Obama speech calls for U.S. housing system overhaul
WASHINGTON, Jan 28 (Reuters) - President Barack Obama renewed his call on Tuesday to wind down mortgage-finance giants Fannie Mae and Freddie Mac and revamp the housing finance system to include a more limited government backstop.
In his State of the Union address, Obama urged Congress to pass legislation that rebuilds the mortgage market to rely more on private capital but that also maintains support for creditworthy borrowers.
"Send me legislation that protects taxpayers from footing the bill for a housing crisis ever again, and keeps the dream of homeownership alive," Obama said. "The most important investment many families make is their home."
Fannie Mae and Freddie Mac, the two government-run companies that own or guarantee 60 percent of all U.S. home loans, play a huge role in keeping borrowing costs low for homeowners.
Reducing the government's footprint in the housing system would likely increase the cost of taking out a mortgage. The White House said the government must still play a role to preserve easy access to 30-year, fixed-rate mortgages that support the market and benefit middle-class consumers.
A new system, details of which Obama did not spell out, would replace Fannie and Freddie, which drew $187.5 billion in aid from the U.S. Treasury since the U.S. financial crisis as a growing number of loans they backed went sour.
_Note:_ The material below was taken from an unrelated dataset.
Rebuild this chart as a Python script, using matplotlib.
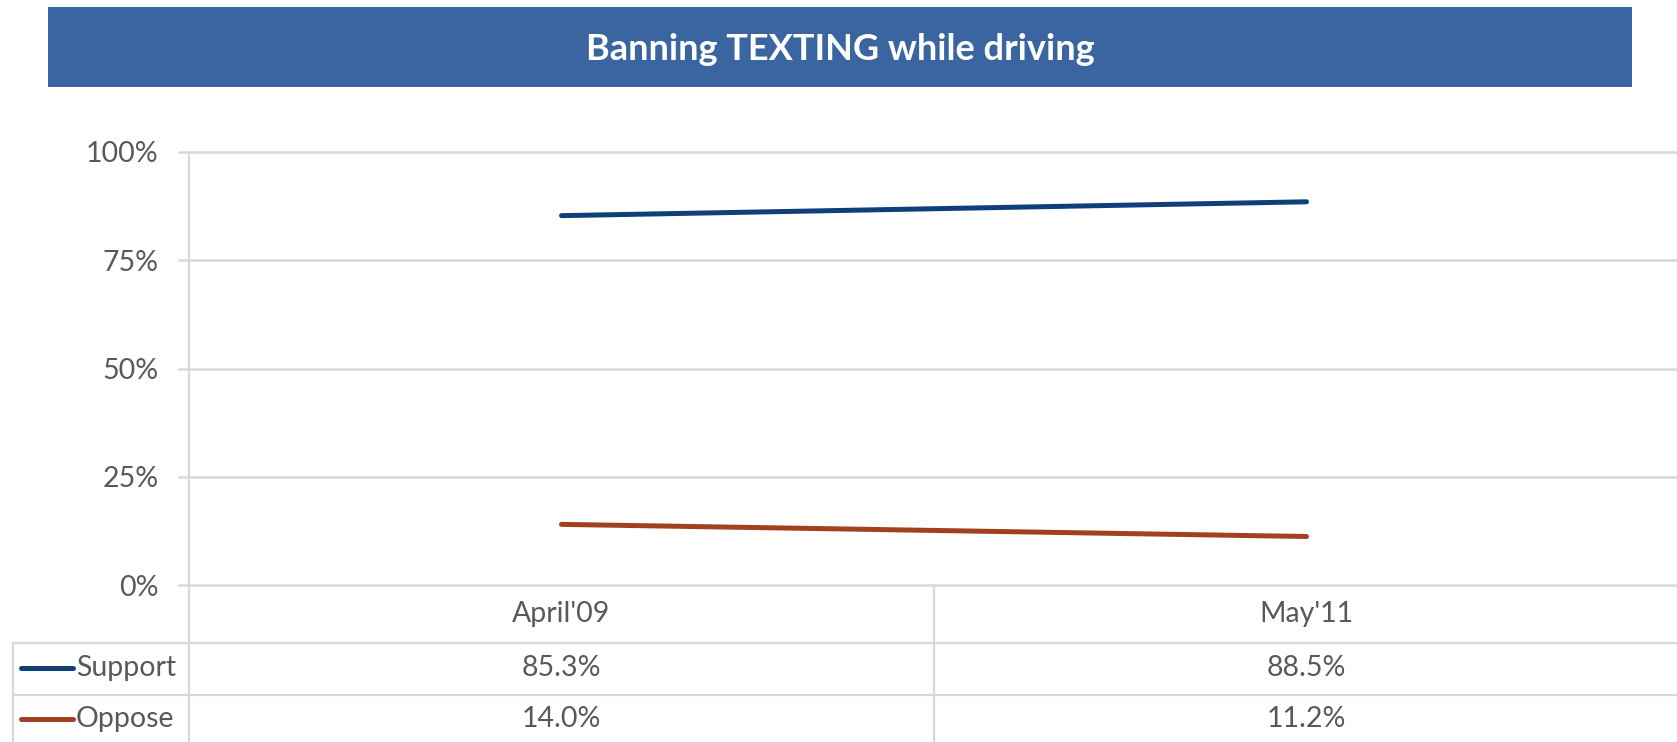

Since their 2008 bailout, they have returned to profitability and paid about $185.2 billion in dividends to the government thanks to a surge in the U.S. housing market.
"It is time to turn the page on an era of reckless lending and taxpayer bailouts, and build a new housing finance system that will provide secure homeownership for responsible middle class families and those striving to join them," according to details of the president's proposals provided by the White House.
Obama first endorsed a plan to reform the U.S. housing system during a speech last August. The legislative process and implementation of an overhaul will likely take years.
His approach coincides with bipartisan efforts in the U.S. Senate to reform the housing finance system. Senate Banking Committee Chairman Tim Johnson and Senator Mike Crapo, the panel's top Republican, started work on a bill last year.
Ten senators had already co-sponsored a bipartisan bill that has served as a starting point. The measure would provide for government reinsurance that would kick in only after private creditors shouldered large losses.
The Republican-led U.S. House of Representatives has also drafted a bill that would get rid of Fannie Mae and Freddie Mac, but would involve a more limited government replacement. No Democrats support that proposal.
Obama wants to make it clear that "recklessness" on the part of lenders and borrowers that fueled the housing bubble and bust is over, the White House said.
Housing is expected to contribute to economic growth going forward through residential investment and rising home prices that have boosted the net worth of households, allowing for greater discretionary spending.
The White House also said it would support efforts that ensure housing is affordable for first-time buyers and renters.
The housing goals are in line with the theme of Obama's broader message in the State of the Union address, which promotes measures to help boost economic growth.